Так, в «Скупом рыцаре»:
Барон: «О, если б мог от взоров недостойных Я скрыть подвал…»            
Но Пушкин желал обратного! В «Памятнике» он гордится, что к его накопленным и общеизвестным творениям «не зарастёт народная тропа».
Пушкинского Моцарта Вы наделяете лукавством и стремлением спровоцировать Сальери на убийство (непостижимо), Вальсингама же из «Пира…» Вы наделяете  героизмом, хотя его героизм  -  это только инстинктивная защита от нестерпимого отчаяния.
   
     Попытаюсь изложить моё понимание пушкинских трагедий. Это  -  личное мнение, ниоткуда не взятое и нигде не прочитанное.
    В каждой из трагедий изображены в окончательном, последнем своём столкновении Жизнь и Смерть, божественное и сатанинское. Эти антиподы часто персонифицируются героями трагедий, иногда же борются  в душе одного героя.

     О «Скупом рыцаре».
    Барон  -  не совсем реальный человек, это, скорее, слуга Дьявола в человеческом облике, слуга Смерти. Он извлекает из мира золото и тайно копит его в сундуках. Но в каждом слитке и драгоценности заключён чей-то труд, чья-то частичка жизни. Трансформированная в золото, она, эта жизнь, тем самым закована в свою «золотую темницу». Накопленные, соединённые вместе и вдруг выпущенные на волю, эти тысячи жизней могли бы стать колоссальной созидательной силой: «Лишь захочу  -  воздвигнутся чертоги…». Но Барон удушает эти жизни в своих сундуках, лишая многих радостей жизни даже своего сына.
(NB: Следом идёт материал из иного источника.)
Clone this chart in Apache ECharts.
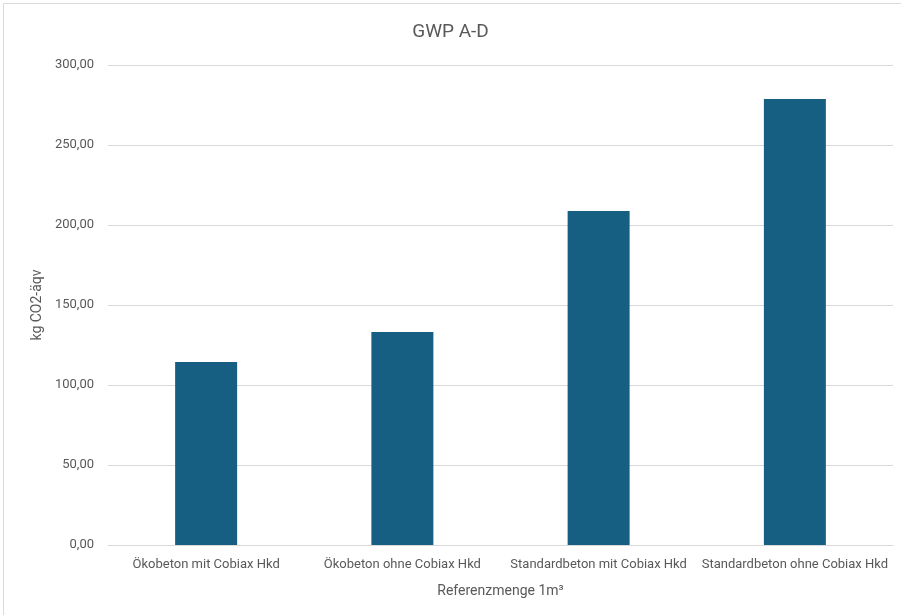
<!DOCTYPE html>
<html>
<head>
<meta charset="utf-8">
<script src="https://cdn.jsdelivr.net/npm/echarts@6/dist/echarts.min.js"></script>
<style>
  html, body { margin: 0; padding: 0; background: #fff; }
  #chart { width: 901px; height: 615px; }
</style>
</head>
<body>
<div id="chart"></div>
<script>
// Daten
var categories = ['Ökobeton mit Cobiax Hkd', 'Ökobeton ohne Cobiax Hkd', 'Standardbeton mit Cobiax Hkd', 'Standardbeton ohne Cobiax Hkd'];
var gwpValues = [114.3, 133.2, 208.8, 278.7];

var textFont = '"Liberation Sans Narrow", "Roboto", sans-serif';

var myChart = echarts.init(document.getElementById('chart'));
var option = {
    animation: false,
    backgroundColor: '#fff',
    title: {
        text: 'GWP A-D',
        left: 'center',
        top: 18,
        textStyle: {
            color: '#595959',
            fontWeight: 'normal',
            fontSize: 19,
            fontFamily: textFont
        }
    },
    graphic: [{
        type: 'rect',
        shape: { x: 3.5, y: 3.5, width: 901, height: 620 },
        style: { fill: 'none', stroke: '#d9d9d9', lineWidth: 1 }
    }],
    grid: {
        left: 108,
        right: 8,
        top: 65,
        bottom: 70
    },
    xAxis: {
        type: 'category',
        data: categories,
        name: 'Referenzmenge 1m³',
        nameLocation: 'middle',
        nameGap: 39,
        nameTextStyle: { color: '#595959', fontSize: 14, fontFamily: textFont },
        axisLine: { lineStyle: { color: '#d9d9d9' } },
        axisTick: { show: false },
        axisLabel: { color: '#595959', fontSize: 13, fontFamily: textFont, margin: 13, interval: 0 }
    },
    yAxis: {
        type: 'value',
        min: 0,
        max: 300,
        interval: 50,
        name: 'kg CO2-äqv',
        nameLocation: 'middle',
        nameGap: 61,
        nameTextStyle: { color: '#595959', fontSize: 14, fontFamily: textFont },
        axisLine: { show: false },
        axisTick: { show: false },
        axisLabel: {
            color: '#595959',
            fontSize: 13,
            fontFamily: textFont,
            margin: 14,
            formatter: function (v) { return v.toFixed(2).replace('.', ','); }
        },
        splitLine: { lineStyle: { color: '#d9d9d9' } }
    },
    series: [{
        type: 'bar',
        data: gwpValues,
        barWidth: 62,
        itemStyle: { color: '#175f82' }
    }]
};
myChart.setOption(option);
</script>
</body>
</html>
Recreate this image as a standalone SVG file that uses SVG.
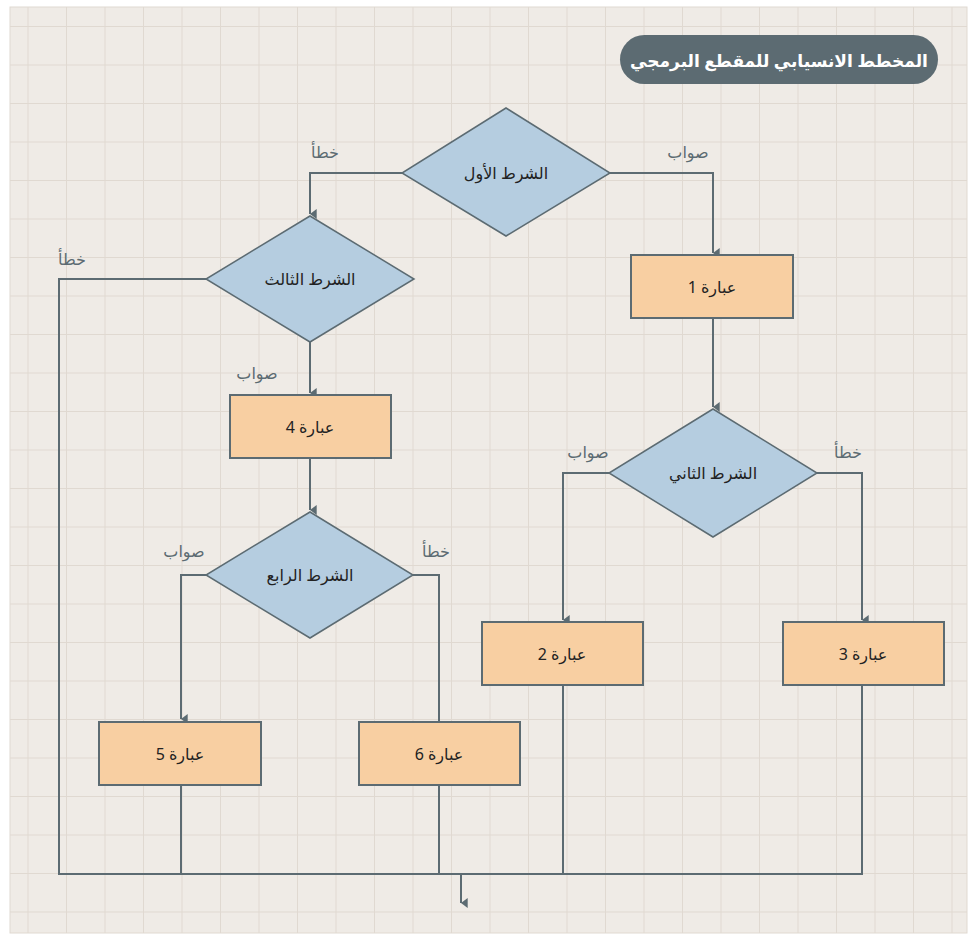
<svg xmlns="http://www.w3.org/2000/svg" width="977" height="941" viewBox="0 0 977 941">
<defs>
<pattern id="g" x="27.5" y="26" width="38.5" height="38.5" patternUnits="userSpaceOnUse">
<path d="M0 0V38.5M0 0H38.5" stroke="#e0d9d1" stroke-width="2" fill="none"/>
</pattern>
<marker id="a" markerWidth="10" markerHeight="10" refX="6" refY="8" orient="auto" markerUnits="userSpaceOnUse" viewBox="0 0 12 10"><path d="M0 0H12L6 8Z" fill="#5c6b72"/></marker>
</defs>
<style>
.d{fill:#b5cde0;stroke:#5c6b72;stroke-width:1.5}
.b{fill:#f8cfa2;stroke:#5c6b72;stroke-width:2}
.t{font-family:"Noto Sans","DejaVu Sans",sans-serif;font-size:16px;fill:#222;text-anchor:middle;dominant-baseline:central}
.l{font-family:"Noto Sans","DejaVu Sans",sans-serif;font-size:16px;fill:#5c6b72;text-anchor:middle}
.c{fill:none;stroke:#5c6b72;stroke-width:2}
</style>
<rect x="10" y="7" width="957" height="926" fill="#efebe6" stroke="#e0d9d1"/>
<rect x="10" y="7" width="957" height="926" fill="url(#g)"/>
<g id="title"><rect x="620" y="35" width="318" height="49" rx="24.5" fill="#5c6b72"/><text x="779" y="60" class="t" style="fill:#fff;font-weight:bold;font-size:17px">المخطط الانسيابي للمقطع البرمجي</text></g>
<g id="connectors">
<path class="c" d="M610 173H713V253" marker-end="url(#a)"/>
<path class="c" d="M713 318V407" marker-end="url(#a)"/>
<path class="c" d="M609 473H563V620" marker-end="url(#a)"/>
<path class="c" d="M817 473H862V620" marker-end="url(#a)"/>
<path class="c" d="M402 173H310V214" marker-end="url(#a)"/>
<path class="c" d="M206 279H59V874H862V685"/>
<path class="c" d="M310 342V393" marker-end="url(#a)"/>
<path class="c" d="M310 458V510" marker-end="url(#a)"/>
<path class="c" d="M206 575H181V719" marker-end="url(#a)"/>
<path class="c" d="M413 575H439V722"/>
<path class="c" d="M181 785V874M439 785V874M563 685V874"/>
<path class="c" d="M461 874V903" marker-end="url(#a)"/>
<text class="l" x="688" y="158">صواب</text>
<text class="l" x="325" y="158">خطأ</text>
<text class="l" x="588" y="458">صواب</text>
<text class="l" x="848" y="458">خطأ</text>
<text class="l" x="72" y="265">خطأ</text>
<text class="l" x="257" y="379">صواب</text>
<text class="l" x="184" y="557">صواب</text>
<text class="l" x="436" y="557">خطأ</text>
</g>
<g id="d1"><path class="d" d="M506 108L610 173L506 236L402 173Z"/><text class="t" x="506" y="173">الشرط الأول</text></g>
<g id="b1"><rect class="b" x="631" y="255" width="162" height="63"/><text class="t" x="712" y="287">عبارة 1</text></g>
<g id="d2"><path class="d" d="M713 409L817 473L713 537L609 473Z"/><text class="t" x="713" y="473">الشرط الثاني</text></g>
<g id="b2"><rect class="b" x="482" y="622" width="161" height="63"/><text class="t" x="562" y="654">عبارة 2</text></g>
<g id="b3"><rect class="b" x="783" y="622" width="161" height="63"/><text class="t" x="863" y="654">عبارة 3</text></g>
<g id="d3"><path class="d" d="M310 216L414 279L310 342L206 279Z"/><text class="t" x="310" y="279">الشرط الثالث</text></g>
<g id="b4"><rect class="b" x="230" y="395" width="161" height="63"/><text class="t" x="310" y="427">عبارة 4</text></g>
<g id="d4"><path class="d" d="M310 512L413 575L310 638L206 575Z"/><text class="t" x="310" y="575">الشرط الرابع</text></g>
<g id="b5"><rect class="b" x="99" y="722" width="162" height="63"/><text class="t" x="180" y="754">عبارة 5</text></g>
<g id="b6"><rect class="b" x="359" y="722" width="161" height="63"/><text class="t" x="439" y="754">عبارة 6</text></g>
</svg>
Наконец, напряжение между отцом и сыном  достигает апогея и выливается в вооружённое столкновение. Это  -  окончательное столкновение между Жизнью и Смертью. Сын персонифицирует Жизнь, обескровленную Бароном, Барон же персонифицирует Смерть, обескровливающую мир. Правда, отцеубийства не происходит, Барон умирает своей смертью. Тайная мёртвая «держава» Барона, подарившая ему якобы «счастие, честь и славу», в действительности погубила его. Неразрешимое, трагическое противоречие между Жизнью и Смертью, противоречие, в которое вогнал себя Барон, разрешилось (точнее  -  исчезло) только с его смертью.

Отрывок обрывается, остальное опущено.